[BEGIN Data]

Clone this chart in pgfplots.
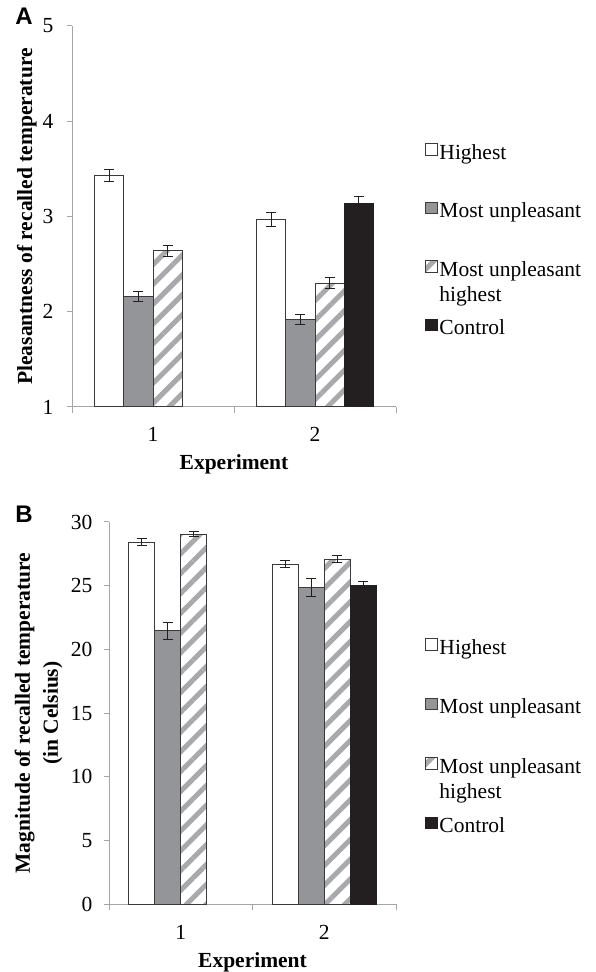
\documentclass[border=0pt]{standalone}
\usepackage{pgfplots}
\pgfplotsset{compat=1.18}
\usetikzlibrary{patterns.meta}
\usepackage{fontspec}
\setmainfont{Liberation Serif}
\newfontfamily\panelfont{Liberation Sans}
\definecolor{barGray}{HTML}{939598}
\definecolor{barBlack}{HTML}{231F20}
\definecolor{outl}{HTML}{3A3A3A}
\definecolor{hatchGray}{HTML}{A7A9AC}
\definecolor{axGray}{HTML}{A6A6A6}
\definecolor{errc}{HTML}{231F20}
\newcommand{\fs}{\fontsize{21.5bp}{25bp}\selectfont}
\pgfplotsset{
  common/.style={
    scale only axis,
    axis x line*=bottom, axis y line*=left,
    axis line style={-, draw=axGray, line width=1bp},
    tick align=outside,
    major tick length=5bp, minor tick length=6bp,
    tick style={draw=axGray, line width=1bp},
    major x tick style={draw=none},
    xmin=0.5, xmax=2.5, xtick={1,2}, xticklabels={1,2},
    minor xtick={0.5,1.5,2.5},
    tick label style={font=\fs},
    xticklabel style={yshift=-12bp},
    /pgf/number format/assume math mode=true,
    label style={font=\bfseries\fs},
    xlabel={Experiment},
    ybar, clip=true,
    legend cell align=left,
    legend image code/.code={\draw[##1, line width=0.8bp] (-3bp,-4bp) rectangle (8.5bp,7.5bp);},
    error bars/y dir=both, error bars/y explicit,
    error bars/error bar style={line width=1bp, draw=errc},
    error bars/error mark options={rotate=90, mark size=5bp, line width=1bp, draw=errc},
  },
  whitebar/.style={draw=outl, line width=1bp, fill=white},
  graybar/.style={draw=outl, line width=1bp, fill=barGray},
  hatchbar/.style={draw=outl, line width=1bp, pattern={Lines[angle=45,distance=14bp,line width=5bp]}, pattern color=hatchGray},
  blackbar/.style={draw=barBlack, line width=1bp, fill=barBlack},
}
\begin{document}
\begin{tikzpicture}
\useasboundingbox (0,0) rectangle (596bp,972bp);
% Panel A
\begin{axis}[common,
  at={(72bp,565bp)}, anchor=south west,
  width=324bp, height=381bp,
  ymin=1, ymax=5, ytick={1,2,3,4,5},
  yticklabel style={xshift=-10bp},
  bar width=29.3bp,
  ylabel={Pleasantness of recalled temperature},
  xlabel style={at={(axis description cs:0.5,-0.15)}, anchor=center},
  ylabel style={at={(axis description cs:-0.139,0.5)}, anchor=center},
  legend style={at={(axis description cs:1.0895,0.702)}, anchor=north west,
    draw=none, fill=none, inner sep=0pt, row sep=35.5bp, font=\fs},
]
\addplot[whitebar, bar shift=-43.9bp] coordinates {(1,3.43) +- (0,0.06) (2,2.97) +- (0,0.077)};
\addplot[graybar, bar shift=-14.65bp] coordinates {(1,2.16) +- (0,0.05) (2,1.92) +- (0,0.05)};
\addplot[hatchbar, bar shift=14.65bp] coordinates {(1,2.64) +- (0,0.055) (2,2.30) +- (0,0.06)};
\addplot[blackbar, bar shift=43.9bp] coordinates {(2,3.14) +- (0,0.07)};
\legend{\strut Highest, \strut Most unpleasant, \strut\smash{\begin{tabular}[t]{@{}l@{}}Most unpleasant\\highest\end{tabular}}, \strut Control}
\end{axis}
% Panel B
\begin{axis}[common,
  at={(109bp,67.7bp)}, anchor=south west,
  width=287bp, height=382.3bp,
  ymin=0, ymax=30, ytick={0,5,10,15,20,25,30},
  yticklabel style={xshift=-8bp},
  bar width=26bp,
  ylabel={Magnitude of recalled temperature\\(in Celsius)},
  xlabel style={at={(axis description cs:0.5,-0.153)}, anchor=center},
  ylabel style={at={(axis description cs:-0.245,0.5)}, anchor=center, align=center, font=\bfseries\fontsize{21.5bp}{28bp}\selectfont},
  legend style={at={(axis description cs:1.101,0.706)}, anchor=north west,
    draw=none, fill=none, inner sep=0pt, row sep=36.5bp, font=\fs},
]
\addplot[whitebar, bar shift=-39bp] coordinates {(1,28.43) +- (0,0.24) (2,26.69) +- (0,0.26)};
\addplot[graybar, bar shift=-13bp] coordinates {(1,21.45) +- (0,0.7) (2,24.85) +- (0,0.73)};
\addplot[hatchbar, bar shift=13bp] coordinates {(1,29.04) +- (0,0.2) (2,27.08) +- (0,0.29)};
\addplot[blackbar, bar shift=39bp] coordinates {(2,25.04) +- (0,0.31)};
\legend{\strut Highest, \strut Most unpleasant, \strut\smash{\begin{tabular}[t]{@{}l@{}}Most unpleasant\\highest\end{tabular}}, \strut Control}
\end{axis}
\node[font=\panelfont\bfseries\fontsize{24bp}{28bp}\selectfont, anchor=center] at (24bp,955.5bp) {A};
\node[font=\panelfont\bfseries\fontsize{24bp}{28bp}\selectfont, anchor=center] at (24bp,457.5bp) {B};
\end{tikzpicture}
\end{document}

[END Data]

▸ Brief:
Make an exact copy of all the material, but keep the pictures out of it.

▸ Task response:
Clone this chart in pgfplots.
\documentclass[border=0pt]{standalone}
\usepackage{pgfplots}
\pgfplotsset{compat=1.18}
\usetikzlibrary{patterns.meta}
\usepackage{fontspec}
\setmainfont{Liberation Serif}
\newfontfamily\panelfont{Liberation Sans}
\definecolor{barGray}{HTML}{939598}
\definecolor{barBlack}{HTML}{231F20}
\definecolor{outl}{HTML}{3A3A3A}
\definecolor{hatchGray}{HTML}{A7A9AC}
\definecolor{axGray}{HTML}{A6A6A6}
\definecolor{errc}{HTML}{231F20}
\newcommand{\fs}{\fontsize{21.5bp}{25bp}\selectfont}
\pgfplotsset{
  common/.style={
    scale only axis,
    axis x line*=bottom, axis y line*=left,
    axis line style={-, draw=axGray, line width=1bp},
    tick align=outside,
    major tick length=5bp, minor tick length=6bp,
    tick style={draw=axGray, line width=1bp},
    major x tick style={draw=none},
    xmin=0.5, xmax=2.5, xtick={1,2}, xticklabels={1,2},
    minor xtick={0.5,1.5,2.5},
    tick label style={font=\fs},
    xticklabel style={yshift=-12bp},
    /pgf/number format/assume math mode=true,
    label style={font=\bfseries\fs},
    xlabel={Experiment},
    ybar, clip=true,
    legend cell align=left,
    legend image code/.code={\draw[##1, line width=0.8bp] (-3bp,-4bp) rectangle (8.5bp,7.5bp);},
    error bars/y dir=both, error bars/y explicit,
    error bars/error bar style={line width=1bp, draw=errc},
    error bars/error mark options={rotate=90, mark size=5bp, line width=1bp, draw=errc},
  },
  whitebar/.style={draw=outl, line width=1bp, fill=white},
  graybar/.style={draw=outl, line width=1bp, fill=barGray},
  hatchbar/.style={draw=outl, line width=1bp, pattern={Lines[angle=45,distance=14bp,line width=5bp]}, pattern color=hatchGray},
  blackbar/.style={draw=barBlack, line width=1bp, fill=barBlack},
}
\begin{document}
\begin{tikzpicture}
\useasboundingbox (0,0) rectangle (596bp,972bp);
% Panel A
\begin{axis}[common,
  at={(72bp,565bp)}, anchor=south west,
  width=324bp, height=381bp,
  ymin=1, ymax=5, ytick={1,2,3,4,5},
  yticklabel style={xshift=-10bp},
  bar width=29.3bp,
  ylabel={Pleasantness of recalled temperature},
  xlabel style={at={(axis description cs:0.5,-0.15)}, anchor=center},
  ylabel style={at={(axis description cs:-0.139,0.5)}, anchor=center},
  legend style={at={(axis description cs:1.0895,0.702)}, anchor=north west,
    draw=none, fill=none, inner sep=0pt, row sep=35.5bp, font=\fs},
]
\addplot[whitebar, bar shift=-43.9bp] coordinates {(1,3.43) +- (0,0.06) (2,2.97) +- (0,0.077)};
\addplot[graybar, bar shift=-14.65bp] coordinates {(1,2.16) +- (0,0.05) (2,1.92) +- (0,0.05)};
\addplot[hatchbar, bar shift=14.65bp] coordinates {(1,2.64) +- (0,0.055) (2,2.30) +- (0,0.06)};
\addplot[blackbar, bar shift=43.9bp] coordinates {(2,3.14) +- (0,0.07)};
\legend{\strut Highest, \strut Most unpleasant, \strut\smash{\begin{tabular}[t]{@{}l@{}}Most unpleasant\\highest\end{tabular}}, \strut Control}
\end{axis}
% Panel B
\begin{axis}[common,
  at={(109bp,67.7bp)}, anchor=south west,
  width=287bp, height=382.3bp,
  ymin=0, ymax=30, ytick={0,5,10,15,20,25,30},
  yticklabel style={xshift=-8bp},
  bar width=26bp,
  ylabel={Magnitude of recalled temperature\\(in Celsius)},
  xlabel style={at={(axis description cs:0.5,-0.153)}, anchor=center},
  ylabel style={at={(axis description cs:-0.245,0.5)}, anchor=center, align=center, font=\bfseries\fontsize{21.5bp}{28bp}\selectfont},
  legend style={at={(axis description cs:1.101,0.706)}, anchor=north west,
    draw=none, fill=none, inner sep=0pt, row sep=36.5bp, font=\fs},
]
\addplot[whitebar, bar shift=-39bp] coordinates {(1,28.43) +- (0,0.24) (2,26.69) +- (0,0.26)};
\addplot[graybar, bar shift=-13bp] coordinates {(1,21.45) +- (0,0.7) (2,24.85) +- (0,0.73)};
\addplot[hatchbar, bar shift=13bp] coordinates {(1,29.04) +- (0,0.2) (2,27.08) +- (0,0.29)};
\addplot[blackbar, bar shift=39bp] coordinates {(2,25.04) +- (0,0.31)};
\legend{\strut Highest, \strut Most unpleasant, \strut\smash{\begin{tabular}[t]{@{}l@{}}Most unpleasant\\highest\end{tabular}}, \strut Control}
\end{axis}
\node[font=\panelfont\bfseries\fontsize{24bp}{28bp}\selectfont, anchor=center] at (24bp,955.5bp) {A};
\node[font=\panelfont\bfseries\fontsize{24bp}{28bp}\selectfont, anchor=center] at (24bp,457.5bp) {B};
\end{tikzpicture}
\end{document}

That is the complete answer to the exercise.